Basically, Yu-Gi-Oh! as a game does not care if you're running a deck full of commons, summoning Gyzarus every turn or anything like that. What goes into Mantis at the end of the round is the result, and nothing else (unless you intend to drop, but that's besides the point). Therefore, you should only be concerned with winning, and finding every possible (legal) way to increase your chances of winning. However, the scrub does not realise or fully take this into consideration when they play and holds themselves back for whatever subjective reasons they have.
"The scrub would take great issue with this statement for he usually believes that he is playing to win, but he is bound up by an intricate construct of fictitious rules that prevents him from ever truly competing. These made-up rules vary from game to game, of course, but their character remains constant."
Sirlin then goes on to elaborate on this statement, using Street Fighter as an example. I've never played the game so I can't directly relate to what he is saying, but that's not important. What's important is that you see what he is trying to say overall and apply it to whatever game you are competitively playing right now (in this case Yu-Gi-Oh!). I find this quote to have the most relevance to 'our game' right now:
"A common call of the scrub is to cry that the kind of play in which one tries to win at all costs is “boring” or “not fun.” Who knows what objective the scrub has, but we know his objective is not truly to win. Yours is. Your objective is good and right and true, and let no one tell you otherwise. You have the power to dispatch those who would tell you otherwise, anyway. Simply beat them."
People complain about 'net-decking' (the process of finding a decklist online, copying it, and using it to win) a lot on Yu-Gi-Oh! forums, but everybody who does is behaving like a scrub. Running 'the best deck' may be boring to these players, but it's what wins the game in the end. You don't get prizes for running the most enjoyable deck at a tournament (unless you actually win with the thing) or for running cards that nobody else is, just because nobody else is running them. If you're truly playing to win then you shouldn't be bogged down by 'originality' unless what you're running has been proven in testing to have a significant advantage over everybody else you expect to play.

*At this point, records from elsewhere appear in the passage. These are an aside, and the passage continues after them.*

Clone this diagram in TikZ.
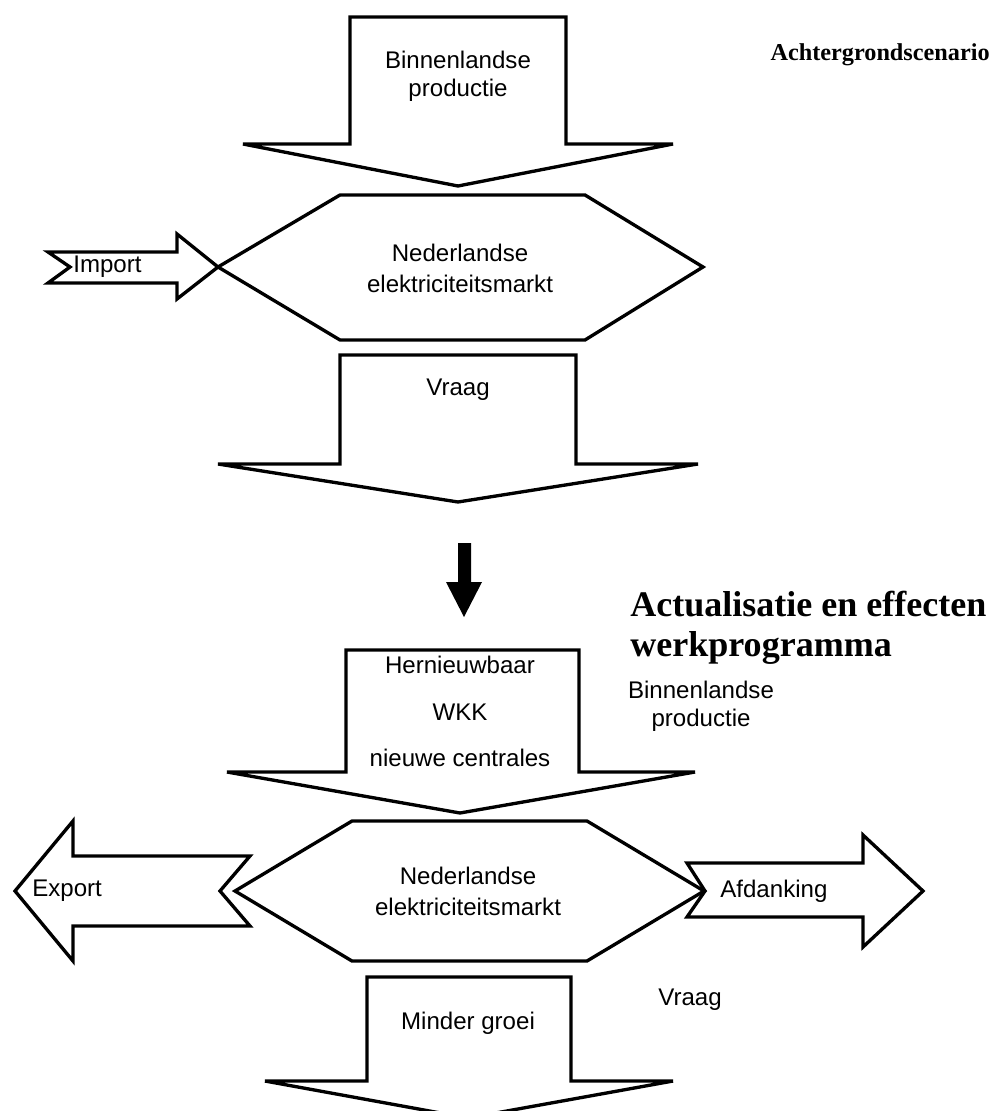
\documentclass[tikz,border=0pt]{standalone}
\usepackage{fontspec}
\setmainfont{Liberation Sans}
\newfontfamily\titlefont{Liberation Serif}

\begin{document}
\begin{tikzpicture}[x=0.02cm, y=-0.02cm,
  blockarrow/.style={line width=1.9pt, line join=miter},
  lbl/.style={font=\fontsize{13.7}{16}\selectfont, align=center, inner sep=0pt},
  marktlbl/.style={font=\fontsize{13.7}{17.6}\selectfont, align=center, inner sep=0pt},
  titlelbl/.style={font=\titlefont\bfseries, align=left, anchor=west, inner sep=0pt}]

\useasboundingbox (0,0) rectangle (995,1111);

% achtergrondscenario
\draw[blockarrow] (350,17) -- (566,17) -- (566,144) -- (673,144) -- (458,186)
  -- (243,144) -- (350,144) -- cycle;
\draw[blockarrow] (218,267) -- (340,195) -- (585,195) -- (703,267) -- (585,340)
  -- (340,340) -- cycle;
\draw[blockarrow] (48,252) -- (177,252) -- (177,234) -- (218,267) -- (177,299)
  -- (177,283) -- (48,283) -- (70,267) -- cycle;
\draw[blockarrow] (340,355) -- (576,355) -- (576,464) -- (698,464) -- (458,502)
  -- (218,464) -- (340,464) -- cycle;

\node[lbl] (prod1) at (458,76) {Binnenlandse\\productie};
\node[titlelbl, anchor=east, font=\titlefont\bfseries\fontsize{13.8}{16}\selectfont] (titel1) at (990,55) {Achtergrondscenario};
\node[marktlbl] (markt1) at (460,268) {Nederlandse\\elektriciteitsmarkt};
\node[lbl, anchor=west] (import) at (73,267) {Import};
\node[lbl] (vraag1) at (458,390) {Vraag};

% overgang
\fill (458,543) -- (471,543) -- (471,582) -- (482,582) -- (464,617) -- (446,582)
  -- (458,582) -- cycle;

% actualisatie
\node[titlelbl, font=\titlefont\bfseries\fontsize{20.5}{22.8}\selectfont] (titel2) at (630,628)
  {Actualisatie en effecten\\werkprogramma};

\draw[blockarrow] (346,650) -- (579,650) -- (579,772) -- (695,772) -- (460,813)
  -- (227,772) -- (346,772) -- cycle;
\draw[blockarrow] (235,891) -- (352,821) -- (587,821) -- (704,891) -- (587,961)
  -- (352,961) -- cycle;
\draw[blockarrow] (15,891) -- (73,821) -- (73,856) -- (250,856) -- (220,891)
  -- (250,926) -- (73,926) -- (73,961) -- cycle;
\draw[blockarrow] (687,863) -- (863,863) -- (863,835) -- (923,891) -- (863,947)
  -- (863,917) -- (687,917) -- (705,891) -- cycle;
\draw[blockarrow] (367,977) -- (571,977) -- (571,1081) -- (673,1081) -- (468,1118)
  -- (265,1081) -- (367,1081) -- cycle;

\node[lbl] (hernieuw) at (460,665) {Hernieuwbaar};
\node[lbl] (wkk) at (460,712) {WKK};
\node[lbl] (centrales) at (460,758) {nieuwe centrales};
\node[lbl] (prod2) at (701,706) {Binnenlandse\\productie};
\node[marktlbl] (markt2) at (468,891) {Nederlandse\\elektriciteitsmarkt};
\node[lbl, anchor=west] (export) at (32,891) {Export};
\node[lbl, anchor=west] (afdanking) at (720,891) {Afdanking};
\node[lbl] (vraag2) at (690,1000) {Vraag};
\node[lbl] (groei) at (468,1023) {Minder groei};
\end{tikzpicture}
\end{document}
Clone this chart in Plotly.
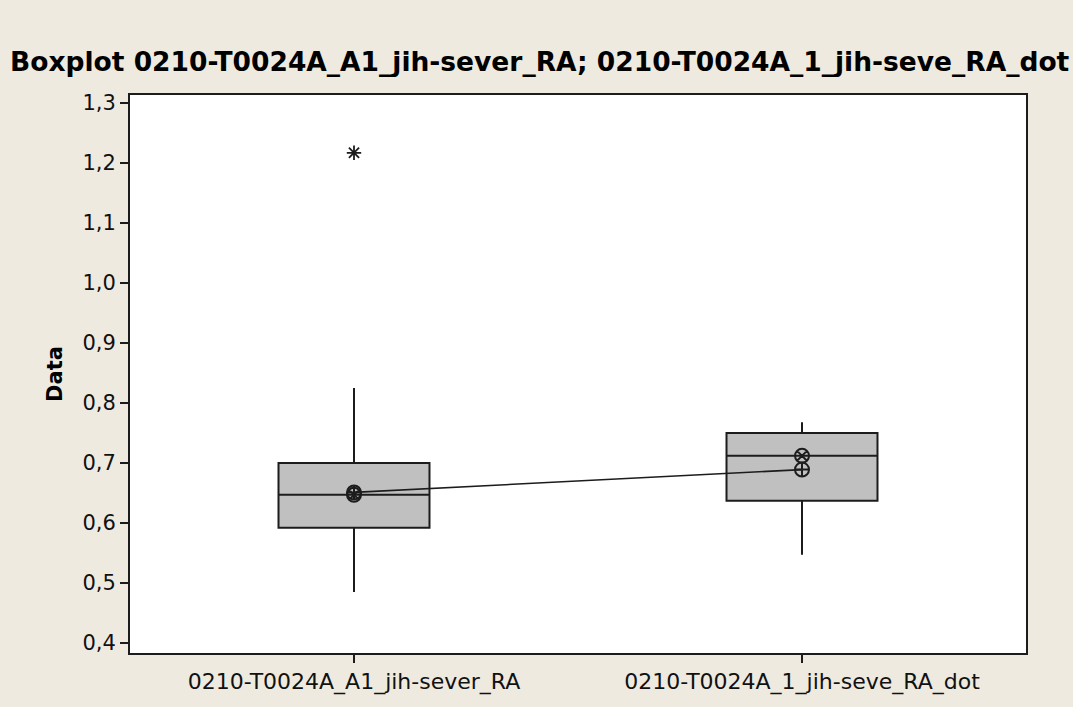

There are parts of Sirlin's articles I believe shouldn't be taken too seriously however when it comes to Yu-Gi-Oh! as they could potentially damage the integrity of the game. "Winning at all costs" would be one of them:
"The scrubs will play “for fun” and not explore the extremities of the game. They won’t find the most effective tactics and abuse them mercilessly. The good players will."
What I am referring to here has got nothing to do with how you actually play your cards, but the notions of "Stacking" and "Rule-Sharking". Stacking is where you intentionally manipulate you (or your opponent's) deck so that you draw the best (or they draw the worst) hands/cards possible. That matter has already been classified as cheating and rightly so. Rule-Sharking (intentionally picking at your opponent's procedural errors in order to force them to lose the game) has not however. While it is playing to win in its extreme it is very unsportsman-like and should not be tolerated. I should know, I've 'sharked' (and been sharked) before and it is not something that Yu-Gi-Oh! needs on any level of competition.
Getting back to the deck discussion (Quick note: I am of the belief that your deck will determine the outcome of the majority of your games, skill and luck deciding the rest), here is another quote that has some relevance to our game:
"Many new tactics will later be discovered that make the original cheap tactic look wholesome and fair. Often in fighting games, one character will have something so good it’s unfair. Fine, let him have that. As time goes on, it will be discovered that other characters have even more powerful and unfair tactics."
This quote could explain a lot about how people look at Yu-Gi-Oh! decks over time. If you look at the March 1st 2008 format you can see this belief in action. Dark Armed Dragon decks were stomping all over everything else and causing a lot of complaining from scrubs (and possibly noon-scrubs) alike. While the mid-format limitations were forced to come into effect to slightly neuter the deck it was still the deck to beat. That was, until the newest set, Light of Destruction, was legal for tournament play. With it came a new decktype that would make 'Classic' Dark Armed Dragon decks seem fair game: Gladiator Beasts. Gladiators then proceeded to dominate almost every major tournament across the world, bringing about the scrub brigade again. While GB is still the number 1 deck for the time being, the tides are turning again with Teleport Dark Armed posing a threat to its power. I have a feeling that in a few months time, T-DaD will be just as moaned about as Gladiator Beasts were.
The final paragraphs of his article also have a lot of relevance to Yu-Gi-Oh! players and the scrubbish comments that fill up the forums every day. How many times have you heard "This guy's no good even though he topped an SJC" or similar? Read on:
"I’ve never been to a tournament where there was a prize for the winner and another prize for the player who did many difficult moves. I’ve also never seen a prize for a player who played “in an innovative way.” (Though chess tournaments do sometimes have prizes for “brilliancies,” moves that are strokes of genius.) Many scrubs have strong ties to “innovation.” They say, “That guy didn’t do anything new, so he is no good.” Or “person X invented that technique and person Y just stole it.” Well, person Y might be one hundred times better than person X, but that doesn’t seem to matter to the scrub. When person Y wins the tournament and person X is a forgotten footnote, what will the scrub say? That person Y has “no skill” of course."